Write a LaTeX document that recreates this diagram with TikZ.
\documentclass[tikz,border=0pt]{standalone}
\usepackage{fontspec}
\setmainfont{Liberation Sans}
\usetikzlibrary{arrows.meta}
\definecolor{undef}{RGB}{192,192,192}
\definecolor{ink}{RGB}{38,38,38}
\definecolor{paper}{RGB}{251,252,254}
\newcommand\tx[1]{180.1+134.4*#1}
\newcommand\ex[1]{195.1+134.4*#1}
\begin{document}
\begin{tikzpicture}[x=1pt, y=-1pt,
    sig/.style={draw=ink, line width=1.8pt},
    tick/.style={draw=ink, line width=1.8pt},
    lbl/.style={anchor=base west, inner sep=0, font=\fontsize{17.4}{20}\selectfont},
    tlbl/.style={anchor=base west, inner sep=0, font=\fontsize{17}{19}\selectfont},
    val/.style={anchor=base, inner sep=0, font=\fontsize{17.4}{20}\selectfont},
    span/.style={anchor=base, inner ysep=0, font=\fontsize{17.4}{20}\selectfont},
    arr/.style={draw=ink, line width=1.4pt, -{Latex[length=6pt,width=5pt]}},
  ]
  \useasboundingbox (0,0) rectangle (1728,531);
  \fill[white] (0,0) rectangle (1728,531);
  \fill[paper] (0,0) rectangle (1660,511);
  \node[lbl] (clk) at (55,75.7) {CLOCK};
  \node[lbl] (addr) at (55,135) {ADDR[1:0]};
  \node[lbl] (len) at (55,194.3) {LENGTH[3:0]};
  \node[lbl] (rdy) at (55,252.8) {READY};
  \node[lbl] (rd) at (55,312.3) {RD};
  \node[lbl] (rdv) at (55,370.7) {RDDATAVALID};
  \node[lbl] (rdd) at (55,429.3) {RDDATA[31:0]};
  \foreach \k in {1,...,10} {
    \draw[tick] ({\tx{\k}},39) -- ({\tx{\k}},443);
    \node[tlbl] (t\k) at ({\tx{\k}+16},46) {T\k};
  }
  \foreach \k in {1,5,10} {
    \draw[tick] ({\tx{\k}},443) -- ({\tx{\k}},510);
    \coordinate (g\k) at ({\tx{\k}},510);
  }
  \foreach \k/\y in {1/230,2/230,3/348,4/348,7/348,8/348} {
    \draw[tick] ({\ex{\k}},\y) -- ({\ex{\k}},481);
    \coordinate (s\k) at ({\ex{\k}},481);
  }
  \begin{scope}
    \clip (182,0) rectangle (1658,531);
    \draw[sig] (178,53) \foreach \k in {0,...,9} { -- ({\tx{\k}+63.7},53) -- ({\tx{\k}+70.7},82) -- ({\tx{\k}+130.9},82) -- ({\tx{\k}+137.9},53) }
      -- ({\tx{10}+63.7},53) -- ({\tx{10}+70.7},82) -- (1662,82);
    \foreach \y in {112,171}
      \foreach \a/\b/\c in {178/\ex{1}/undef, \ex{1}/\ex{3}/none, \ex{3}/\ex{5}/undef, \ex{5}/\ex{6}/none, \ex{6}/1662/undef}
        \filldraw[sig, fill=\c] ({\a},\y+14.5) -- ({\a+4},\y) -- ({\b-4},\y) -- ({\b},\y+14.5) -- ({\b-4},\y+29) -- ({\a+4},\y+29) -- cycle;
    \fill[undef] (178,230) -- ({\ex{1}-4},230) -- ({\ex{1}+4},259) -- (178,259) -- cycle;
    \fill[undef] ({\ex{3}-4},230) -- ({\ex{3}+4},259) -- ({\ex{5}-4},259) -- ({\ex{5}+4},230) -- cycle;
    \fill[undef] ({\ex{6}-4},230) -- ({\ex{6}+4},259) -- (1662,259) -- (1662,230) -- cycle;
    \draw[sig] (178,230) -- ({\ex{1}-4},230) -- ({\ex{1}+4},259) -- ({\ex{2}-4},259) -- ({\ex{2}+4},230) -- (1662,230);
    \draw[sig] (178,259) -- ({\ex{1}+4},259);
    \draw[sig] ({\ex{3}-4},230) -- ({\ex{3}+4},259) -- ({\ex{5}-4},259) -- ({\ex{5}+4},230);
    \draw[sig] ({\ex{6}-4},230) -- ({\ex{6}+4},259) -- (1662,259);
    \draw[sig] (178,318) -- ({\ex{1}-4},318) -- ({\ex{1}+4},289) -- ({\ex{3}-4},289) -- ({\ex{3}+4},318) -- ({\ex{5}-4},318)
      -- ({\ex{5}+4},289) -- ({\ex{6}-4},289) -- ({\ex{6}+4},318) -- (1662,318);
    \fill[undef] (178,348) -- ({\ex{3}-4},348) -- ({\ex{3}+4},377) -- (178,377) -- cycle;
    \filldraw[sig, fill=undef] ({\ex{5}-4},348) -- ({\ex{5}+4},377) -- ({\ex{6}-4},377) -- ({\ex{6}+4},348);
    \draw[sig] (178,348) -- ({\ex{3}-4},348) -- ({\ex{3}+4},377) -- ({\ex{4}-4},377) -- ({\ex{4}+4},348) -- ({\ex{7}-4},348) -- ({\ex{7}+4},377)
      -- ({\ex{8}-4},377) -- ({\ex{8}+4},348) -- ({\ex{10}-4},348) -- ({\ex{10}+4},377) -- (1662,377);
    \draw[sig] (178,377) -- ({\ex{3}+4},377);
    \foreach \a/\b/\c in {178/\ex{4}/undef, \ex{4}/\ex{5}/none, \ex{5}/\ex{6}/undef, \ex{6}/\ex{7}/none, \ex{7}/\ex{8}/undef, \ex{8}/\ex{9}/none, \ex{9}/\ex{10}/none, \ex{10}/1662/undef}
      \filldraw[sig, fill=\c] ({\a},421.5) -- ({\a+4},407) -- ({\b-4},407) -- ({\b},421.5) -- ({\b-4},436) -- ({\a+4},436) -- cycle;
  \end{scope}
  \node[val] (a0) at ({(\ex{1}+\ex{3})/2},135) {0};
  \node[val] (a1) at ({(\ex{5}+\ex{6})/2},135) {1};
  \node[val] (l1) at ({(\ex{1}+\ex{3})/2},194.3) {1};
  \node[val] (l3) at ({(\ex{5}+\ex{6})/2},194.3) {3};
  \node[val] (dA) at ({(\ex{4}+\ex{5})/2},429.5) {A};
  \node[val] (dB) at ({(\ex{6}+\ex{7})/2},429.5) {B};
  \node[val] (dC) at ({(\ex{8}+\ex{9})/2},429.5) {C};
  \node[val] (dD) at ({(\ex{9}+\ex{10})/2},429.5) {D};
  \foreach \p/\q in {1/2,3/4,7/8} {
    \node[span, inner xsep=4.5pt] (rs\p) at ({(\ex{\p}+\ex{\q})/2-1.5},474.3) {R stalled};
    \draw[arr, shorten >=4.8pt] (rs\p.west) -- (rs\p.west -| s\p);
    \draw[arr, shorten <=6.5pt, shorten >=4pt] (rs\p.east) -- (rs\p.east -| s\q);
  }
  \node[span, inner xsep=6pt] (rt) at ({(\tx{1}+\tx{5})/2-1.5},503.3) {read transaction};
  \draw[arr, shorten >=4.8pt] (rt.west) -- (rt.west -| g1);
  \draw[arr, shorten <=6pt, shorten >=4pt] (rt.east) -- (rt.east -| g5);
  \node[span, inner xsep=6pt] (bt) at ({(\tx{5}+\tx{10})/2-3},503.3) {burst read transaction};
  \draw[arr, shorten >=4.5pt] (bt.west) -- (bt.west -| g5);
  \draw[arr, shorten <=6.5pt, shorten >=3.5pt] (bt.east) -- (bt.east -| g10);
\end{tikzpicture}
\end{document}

------------------------------

■ **TASK TO CARRY OUT**
Recite the full listing above exactly.

■ **THE SOLUTION**
Write a LaTeX document that recreates this diagram with TikZ.
\documentclass[tikz,border=0pt]{standalone}
\usepackage{fontspec}
\setmainfont{Liberation Sans}
\usetikzlibrary{arrows.meta}
\definecolor{undef}{RGB}{192,192,192}
\definecolor{ink}{RGB}{38,38,38}
\definecolor{paper}{RGB}{251,252,254}
\newcommand\tx[1]{180.1+134.4*#1}
\newcommand\ex[1]{195.1+134.4*#1}
\begin{document}
\begin{tikzpicture}[x=1pt, y=-1pt,
    sig/.style={draw=ink, line width=1.8pt},
    tick/.style={draw=ink, line width=1.8pt},
    lbl/.style={anchor=base west, inner sep=0, font=\fontsize{17.4}{20}\selectfont},
    tlbl/.style={anchor=base west, inner sep=0, font=\fontsize{17}{19}\selectfont},
    val/.style={anchor=base, inner sep=0, font=\fontsize{17.4}{20}\selectfont},
    span/.style={anchor=base, inner ysep=0, font=\fontsize{17.4}{20}\selectfont},
    arr/.style={draw=ink, line width=1.4pt, -{Latex[length=6pt,width=5pt]}},
  ]
  \useasboundingbox (0,0) rectangle (1728,531);
  \fill[white] (0,0) rectangle (1728,531);
  \fill[paper] (0,0) rectangle (1660,511);
  \node[lbl] (clk) at (55,75.7) {CLOCK};
  \node[lbl] (addr) at (55,135) {ADDR[1:0]};
  \node[lbl] (len) at (55,194.3) {LENGTH[3:0]};
  \node[lbl] (rdy) at (55,252.8) {READY};
  \node[lbl] (rd) at (55,312.3) {RD};
  \node[lbl] (rdv) at (55,370.7) {RDDATAVALID};
  \node[lbl] (rdd) at (55,429.3) {RDDATA[31:0]};
  \foreach \k in {1,...,10} {
    \draw[tick] ({\tx{\k}},39) -- ({\tx{\k}},443);
    \node[tlbl] (t\k) at ({\tx{\k}+16},46) {T\k};
  }
  \foreach \k in {1,5,10} {
    \draw[tick] ({\tx{\k}},443) -- ({\tx{\k}},510);
    \coordinate (g\k) at ({\tx{\k}},510);
  }
  \foreach \k/\y in {1/230,2/230,3/348,4/348,7/348,8/348} {
    \draw[tick] ({\ex{\k}},\y) -- ({\ex{\k}},481);
    \coordinate (s\k) at ({\ex{\k}},481);
  }
  \begin{scope}
    \clip (182,0) rectangle (1658,531);
    \draw[sig] (178,53) \foreach \k in {0,...,9} { -- ({\tx{\k}+63.7},53) -- ({\tx{\k}+70.7},82) -- ({\tx{\k}+130.9},82) -- ({\tx{\k}+137.9},53) }
      -- ({\tx{10}+63.7},53) -- ({\tx{10}+70.7},82) -- (1662,82);
    \foreach \y in {112,171}
      \foreach \a/\b/\c in {178/\ex{1}/undef, \ex{1}/\ex{3}/none, \ex{3}/\ex{5}/undef, \ex{5}/\ex{6}/none, \ex{6}/1662/undef}
        \filldraw[sig, fill=\c] ({\a},\y+14.5) -- ({\a+4},\y) -- ({\b-4},\y) -- ({\b},\y+14.5) -- ({\b-4},\y+29) -- ({\a+4},\y+29) -- cycle;
    \fill[undef] (178,230) -- ({\ex{1}-4},230) -- ({\ex{1}+4},259) -- (178,259) -- cycle;
    \fill[undef] ({\ex{3}-4},230) -- ({\ex{3}+4},259) -- ({\ex{5}-4},259) -- ({\ex{5}+4},230) -- cycle;
    \fill[undef] ({\ex{6}-4},230) -- ({\ex{6}+4},259) -- (1662,259) -- (1662,230) -- cycle;
    \draw[sig] (178,230) -- ({\ex{1}-4},230) -- ({\ex{1}+4},259) -- ({\ex{2}-4},259) -- ({\ex{2}+4},230) -- (1662,230);
    \draw[sig] (178,259) -- ({\ex{1}+4},259);
    \draw[sig] ({\ex{3}-4},230) -- ({\ex{3}+4},259) -- ({\ex{5}-4},259) -- ({\ex{5}+4},230);
    \draw[sig] ({\ex{6}-4},230) -- ({\ex{6}+4},259) -- (1662,259);
    \draw[sig] (178,318) -- ({\ex{1}-4},318) -- ({\ex{1}+4},289) -- ({\ex{3}-4},289) -- ({\ex{3}+4},318) -- ({\ex{5}-4},318)
      -- ({\ex{5}+4},289) -- ({\ex{6}-4},289) -- ({\ex{6}+4},318) -- (1662,318);
    \fill[undef] (178,348) -- ({\ex{3}-4},348) -- ({\ex{3}+4},377) -- (178,377) -- cycle;
    \filldraw[sig, fill=undef] ({\ex{5}-4},348) -- ({\ex{5}+4},377) -- ({\ex{6}-4},377) -- ({\ex{6}+4},348);
    \draw[sig] (178,348) -- ({\ex{3}-4},348) -- ({\ex{3}+4},377) -- ({\ex{4}-4},377) -- ({\ex{4}+4},348) -- ({\ex{7}-4},348) -- ({\ex{7}+4},377)
      -- ({\ex{8}-4},377) -- ({\ex{8}+4},348) -- ({\ex{10}-4},348) -- ({\ex{10}+4},377) -- (1662,377);
    \draw[sig] (178,377) -- ({\ex{3}+4},377);
    \foreach \a/\b/\c in {178/\ex{4}/undef, \ex{4}/\ex{5}/none, \ex{5}/\ex{6}/undef, \ex{6}/\ex{7}/none, \ex{7}/\ex{8}/undef, \ex{8}/\ex{9}/none, \ex{9}/\ex{10}/none, \ex{10}/1662/undef}
      \filldraw[sig, fill=\c] ({\a},421.5) -- ({\a+4},407) -- ({\b-4},407) -- ({\b},421.5) -- ({\b-4},436) -- ({\a+4},436) -- cycle;
  \end{scope}
  \node[val] (a0) at ({(\ex{1}+\ex{3})/2},135) {0};
  \node[val] (a1) at ({(\ex{5}+\ex{6})/2},135) {1};
  \node[val] (l1) at ({(\ex{1}+\ex{3})/2},194.3) {1};
  \node[val] (l3) at ({(\ex{5}+\ex{6})/2},194.3) {3};
  \node[val] (dA) at ({(\ex{4}+\ex{5})/2},429.5) {A};
  \node[val] (dB) at ({(\ex{6}+\ex{7})/2},429.5) {B};
  \node[val] (dC) at ({(\ex{8}+\ex{9})/2},429.5) {C};
  \node[val] (dD) at ({(\ex{9}+\ex{10})/2},429.5) {D};
  \foreach \p/\q in {1/2,3/4,7/8} {
    \node[span, inner xsep=4.5pt] (rs\p) at ({(\ex{\p}+\ex{\q})/2-1.5},474.3) {R stalled};
    \draw[arr, shorten >=4.8pt] (rs\p.west) -- (rs\p.west -| s\p);
    \draw[arr, shorten <=6.5pt, shorten >=4pt] (rs\p.east) -- (rs\p.east -| s\q);
  }
  \node[span, inner xsep=6pt] (rt) at ({(\tx{1}+\tx{5})/2-1.5},503.3) {read transaction};
  \draw[arr, shorten >=4.8pt] (rt.west) -- (rt.west -| g1);
  \draw[arr, shorten <=6pt, shorten >=4pt] (rt.east) -- (rt.east -| g5);
  \node[span, inner xsep=6pt] (bt) at ({(\tx{5}+\tx{10})/2-3},503.3) {burst read transaction};
  \draw[arr, shorten >=4.5pt] (bt.west) -- (bt.west -| g5);
  \draw[arr, shorten <=6.5pt, shorten >=3.5pt] (bt.east) -- (bt.east -| g10);
\end{tikzpicture}
\end{document}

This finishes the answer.